■ GIVEN EXERCISE
Return each line of the listing below, unchanged, and omit the images.

■ SOURCE MATERIAL
# # #
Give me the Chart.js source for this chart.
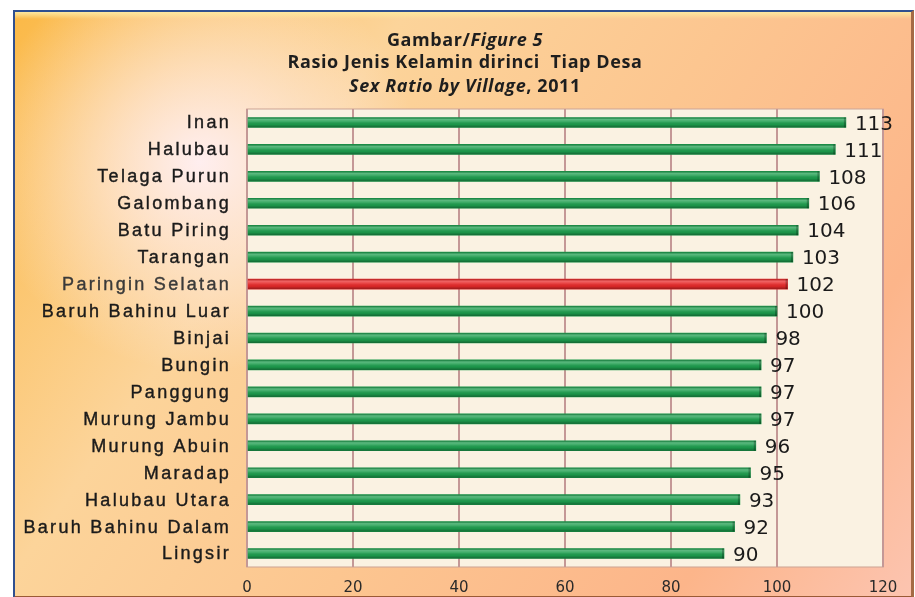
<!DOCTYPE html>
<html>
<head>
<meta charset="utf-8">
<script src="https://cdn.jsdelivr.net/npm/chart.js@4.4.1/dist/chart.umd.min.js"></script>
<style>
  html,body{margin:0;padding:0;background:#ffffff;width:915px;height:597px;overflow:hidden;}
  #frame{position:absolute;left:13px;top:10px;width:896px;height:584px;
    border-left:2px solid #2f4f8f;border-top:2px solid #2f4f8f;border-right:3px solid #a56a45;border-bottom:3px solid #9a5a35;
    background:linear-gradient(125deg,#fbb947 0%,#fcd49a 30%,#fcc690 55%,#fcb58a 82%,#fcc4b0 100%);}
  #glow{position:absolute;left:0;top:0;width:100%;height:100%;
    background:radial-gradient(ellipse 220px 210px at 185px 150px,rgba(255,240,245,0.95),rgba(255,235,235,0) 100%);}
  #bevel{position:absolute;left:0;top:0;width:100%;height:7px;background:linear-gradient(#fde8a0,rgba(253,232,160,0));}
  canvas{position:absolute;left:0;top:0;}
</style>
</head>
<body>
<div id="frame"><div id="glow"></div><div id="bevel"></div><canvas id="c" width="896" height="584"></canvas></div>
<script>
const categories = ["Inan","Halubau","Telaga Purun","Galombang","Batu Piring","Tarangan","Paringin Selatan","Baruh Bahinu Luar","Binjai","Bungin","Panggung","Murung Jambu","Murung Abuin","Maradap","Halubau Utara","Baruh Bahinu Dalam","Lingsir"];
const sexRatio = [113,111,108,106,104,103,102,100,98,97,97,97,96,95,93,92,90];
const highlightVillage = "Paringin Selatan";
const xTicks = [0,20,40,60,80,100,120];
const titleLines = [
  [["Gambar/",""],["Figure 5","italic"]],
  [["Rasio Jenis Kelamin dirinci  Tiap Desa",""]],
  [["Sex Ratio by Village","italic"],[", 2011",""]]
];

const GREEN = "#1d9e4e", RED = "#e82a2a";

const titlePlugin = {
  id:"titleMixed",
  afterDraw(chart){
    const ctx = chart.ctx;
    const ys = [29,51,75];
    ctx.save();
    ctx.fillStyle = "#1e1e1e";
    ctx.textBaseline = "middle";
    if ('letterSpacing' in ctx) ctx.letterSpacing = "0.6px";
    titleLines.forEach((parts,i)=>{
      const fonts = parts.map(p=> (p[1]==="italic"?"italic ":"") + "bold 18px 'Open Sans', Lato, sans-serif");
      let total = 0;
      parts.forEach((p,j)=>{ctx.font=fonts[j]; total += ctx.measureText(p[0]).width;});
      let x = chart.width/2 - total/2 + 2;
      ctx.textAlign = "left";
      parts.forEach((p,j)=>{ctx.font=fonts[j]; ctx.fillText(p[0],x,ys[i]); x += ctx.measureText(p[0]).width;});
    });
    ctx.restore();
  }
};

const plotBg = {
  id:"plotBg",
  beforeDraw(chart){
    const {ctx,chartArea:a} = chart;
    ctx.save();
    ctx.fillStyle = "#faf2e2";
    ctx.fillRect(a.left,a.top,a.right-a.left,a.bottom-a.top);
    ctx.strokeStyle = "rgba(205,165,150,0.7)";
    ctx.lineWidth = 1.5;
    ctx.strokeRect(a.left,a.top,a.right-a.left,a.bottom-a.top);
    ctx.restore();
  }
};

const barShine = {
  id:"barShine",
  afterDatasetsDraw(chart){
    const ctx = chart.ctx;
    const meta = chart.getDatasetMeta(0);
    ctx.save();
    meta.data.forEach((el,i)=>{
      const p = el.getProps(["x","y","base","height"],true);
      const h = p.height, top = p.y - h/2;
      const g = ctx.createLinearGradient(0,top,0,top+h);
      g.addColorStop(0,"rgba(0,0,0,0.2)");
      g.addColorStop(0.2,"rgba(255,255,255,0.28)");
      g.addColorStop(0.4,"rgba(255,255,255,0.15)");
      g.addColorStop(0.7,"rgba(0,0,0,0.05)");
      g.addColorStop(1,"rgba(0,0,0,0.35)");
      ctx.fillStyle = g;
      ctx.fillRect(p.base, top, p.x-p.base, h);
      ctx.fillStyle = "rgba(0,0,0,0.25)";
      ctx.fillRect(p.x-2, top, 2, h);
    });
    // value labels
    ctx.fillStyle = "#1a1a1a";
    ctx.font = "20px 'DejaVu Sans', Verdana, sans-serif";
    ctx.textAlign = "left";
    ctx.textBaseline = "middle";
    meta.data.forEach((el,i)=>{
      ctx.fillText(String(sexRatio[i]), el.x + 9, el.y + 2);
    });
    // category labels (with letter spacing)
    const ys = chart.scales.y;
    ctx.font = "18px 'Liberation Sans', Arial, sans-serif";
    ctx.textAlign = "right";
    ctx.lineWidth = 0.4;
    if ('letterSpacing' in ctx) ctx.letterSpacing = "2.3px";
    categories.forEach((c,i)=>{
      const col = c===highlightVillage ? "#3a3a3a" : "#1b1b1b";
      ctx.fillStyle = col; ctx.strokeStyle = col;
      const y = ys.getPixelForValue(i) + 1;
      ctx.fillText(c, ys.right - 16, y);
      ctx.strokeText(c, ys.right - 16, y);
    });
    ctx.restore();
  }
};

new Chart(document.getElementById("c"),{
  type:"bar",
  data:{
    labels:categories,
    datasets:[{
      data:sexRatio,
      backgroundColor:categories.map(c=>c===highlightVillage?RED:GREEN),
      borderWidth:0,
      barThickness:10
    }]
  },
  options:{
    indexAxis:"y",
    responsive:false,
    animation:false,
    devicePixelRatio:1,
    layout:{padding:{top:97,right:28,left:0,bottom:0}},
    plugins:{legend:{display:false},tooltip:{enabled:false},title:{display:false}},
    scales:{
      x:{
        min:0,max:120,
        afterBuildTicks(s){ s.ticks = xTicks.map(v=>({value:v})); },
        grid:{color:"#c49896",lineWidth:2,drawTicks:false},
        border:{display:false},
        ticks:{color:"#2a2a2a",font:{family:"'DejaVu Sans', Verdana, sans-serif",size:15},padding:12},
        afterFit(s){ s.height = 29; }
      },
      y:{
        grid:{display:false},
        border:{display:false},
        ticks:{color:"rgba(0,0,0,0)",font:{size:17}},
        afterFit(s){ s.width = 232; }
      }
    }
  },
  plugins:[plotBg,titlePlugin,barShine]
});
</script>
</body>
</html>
# # #
■ ANSWER BELOW
Give me the Chart.js source for this chart.
<!DOCTYPE html>
<html>
<head>
<meta charset="utf-8">
<script src="https://cdn.jsdelivr.net/npm/chart.js@4.4.1/dist/chart.umd.min.js"></script>
<style>
  html,body{margin:0;padding:0;background:#ffffff;width:915px;height:597px;overflow:hidden;}
  #frame{position:absolute;left:13px;top:10px;width:896px;height:584px;
    border-left:2px solid #2f4f8f;border-top:2px solid #2f4f8f;border-right:3px solid #a56a45;border-bottom:3px solid #9a5a35;
    background:linear-gradient(125deg,#fbb947 0%,#fcd49a 30%,#fcc690 55%,#fcb58a 82%,#fcc4b0 100%);}
  #glow{position:absolute;left:0;top:0;width:100%;height:100%;
    background:radial-gradient(ellipse 220px 210px at 185px 150px,rgba(255,240,245,0.95),rgba(255,235,235,0) 100%);}
  #bevel{position:absolute;left:0;top:0;width:100%;height:7px;background:linear-gradient(#fde8a0,rgba(253,232,160,0));}
  canvas{position:absolute;left:0;top:0;}
</style>
</head>
<body>
<div id="frame"><div id="glow"></div><div id="bevel"></div><canvas id="c" width="896" height="584"></canvas></div>
<script>
const categories = ["Inan","Halubau","Telaga Purun","Galombang","Batu Piring","Tarangan","Paringin Selatan","Baruh Bahinu Luar","Binjai","Bungin","Panggung","Murung Jambu","Murung Abuin","Maradap","Halubau Utara","Baruh Bahinu Dalam","Lingsir"];
const sexRatio = [113,111,108,106,104,103,102,100,98,97,97,97,96,95,93,92,90];
const highlightVillage = "Paringin Selatan";
const xTicks = [0,20,40,60,80,100,120];
const titleLines = [
  [["Gambar/",""],["Figure 5","italic"]],
  [["Rasio Jenis Kelamin dirinci  Tiap Desa",""]],
  [["Sex Ratio by Village","italic"],[", 2011",""]]
];

const GREEN = "#1d9e4e", RED = "#e82a2a";

const titlePlugin = {
  id:"titleMixed",
  afterDraw(chart){
    const ctx = chart.ctx;
    const ys = [29,51,75];
    ctx.save();
    ctx.fillStyle = "#1e1e1e";
    ctx.textBaseline = "middle";
    if ('letterSpacing' in ctx) ctx.letterSpacing = "0.6px";
    titleLines.forEach((parts,i)=>{
      const fonts = parts.map(p=> (p[1]==="italic"?"italic ":"") + "bold 18px 'Open Sans', Lato, sans-serif");
      let total = 0;
      parts.forEach((p,j)=>{ctx.font=fonts[j]; total += ctx.measureText(p[0]).width;});
      let x = chart.width/2 - total/2 + 2;
      ctx.textAlign = "left";
      parts.forEach((p,j)=>{ctx.font=fonts[j]; ctx.fillText(p[0],x,ys[i]); x += ctx.measureText(p[0]).width;});
    });
    ctx.restore();
  }
};

const plotBg = {
  id:"plotBg",
  beforeDraw(chart){
    const {ctx,chartArea:a} = chart;
    ctx.save();
    ctx.fillStyle = "#faf2e2";
    ctx.fillRect(a.left,a.top,a.right-a.left,a.bottom-a.top);
    ctx.strokeStyle = "rgba(205,165,150,0.7)";
    ctx.lineWidth = 1.5;
    ctx.strokeRect(a.left,a.top,a.right-a.left,a.bottom-a.top);
    ctx.restore();
  }
};

const barShine = {
  id:"barShine",
  afterDatasetsDraw(chart){
    const ctx = chart.ctx;
    const meta = chart.getDatasetMeta(0);
    ctx.save();
    meta.data.forEach((el,i)=>{
      const p = el.getProps(["x","y","base","height"],true);
      const h = p.height, top = p.y - h/2;
      const g = ctx.createLinearGradient(0,top,0,top+h);
      g.addColorStop(0,"rgba(0,0,0,0.2)");
      g.addColorStop(0.2,"rgba(255,255,255,0.28)");
      g.addColorStop(0.4,"rgba(255,255,255,0.15)");
      g.addColorStop(0.7,"rgba(0,0,0,0.05)");
      g.addColorStop(1,"rgba(0,0,0,0.35)");
      ctx.fillStyle = g;
      ctx.fillRect(p.base, top, p.x-p.base, h);
      ctx.fillStyle = "rgba(0,0,0,0.25)";
      ctx.fillRect(p.x-2, top, 2, h);
    });
    // value labels
    ctx.fillStyle = "#1a1a1a";
    ctx.font = "20px 'DejaVu Sans', Verdana, sans-serif";
    ctx.textAlign = "left";
    ctx.textBaseline = "middle";
    meta.data.forEach((el,i)=>{
      ctx.fillText(String(sexRatio[i]), el.x + 9, el.y + 2);
    });
    // category labels (with letter spacing)
    const ys = chart.scales.y;
    ctx.font = "18px 'Liberation Sans', Arial, sans-serif";
    ctx.textAlign = "right";
    ctx.lineWidth = 0.4;
    if ('letterSpacing' in ctx) ctx.letterSpacing = "2.3px";
    categories.forEach((c,i)=>{
      const col = c===highlightVillage ? "#3a3a3a" : "#1b1b1b";
      ctx.fillStyle = col; ctx.strokeStyle = col;
      const y = ys.getPixelForValue(i) + 1;
      ctx.fillText(c, ys.right - 16, y);
      ctx.strokeText(c, ys.right - 16, y);
    });
    ctx.restore();
  }
};

new Chart(document.getElementById("c"),{
  type:"bar",
  data:{
    labels:categories,
    datasets:[{
      data:sexRatio,
      backgroundColor:categories.map(c=>c===highlightVillage?RED:GREEN),
      borderWidth:0,
      barThickness:10
    }]
  },
  options:{
    indexAxis:"y",
    responsive:false,
    animation:false,
    devicePixelRatio:1,
    layout:{padding:{top:97,right:28,left:0,bottom:0}},
    plugins:{legend:{display:false},tooltip:{enabled:false},title:{display:false}},
    scales:{
      x:{
        min:0,max:120,
        afterBuildTicks(s){ s.ticks = xTicks.map(v=>({value:v})); },
        grid:{color:"#c49896",lineWidth:2,drawTicks:false},
        border:{display:false},
        ticks:{color:"#2a2a2a",font:{family:"'DejaVu Sans', Verdana, sans-serif",size:15},padding:12},
        afterFit(s){ s.height = 29; }
      },
      y:{
        grid:{display:false},
        border:{display:false},
        ticks:{color:"rgba(0,0,0,0)",font:{size:17}},
        afterFit(s){ s.width = 232; }
      }
    }
  },
  plugins:[plotBg,titlePlugin,barShine]
});
</script>
</body>
</html>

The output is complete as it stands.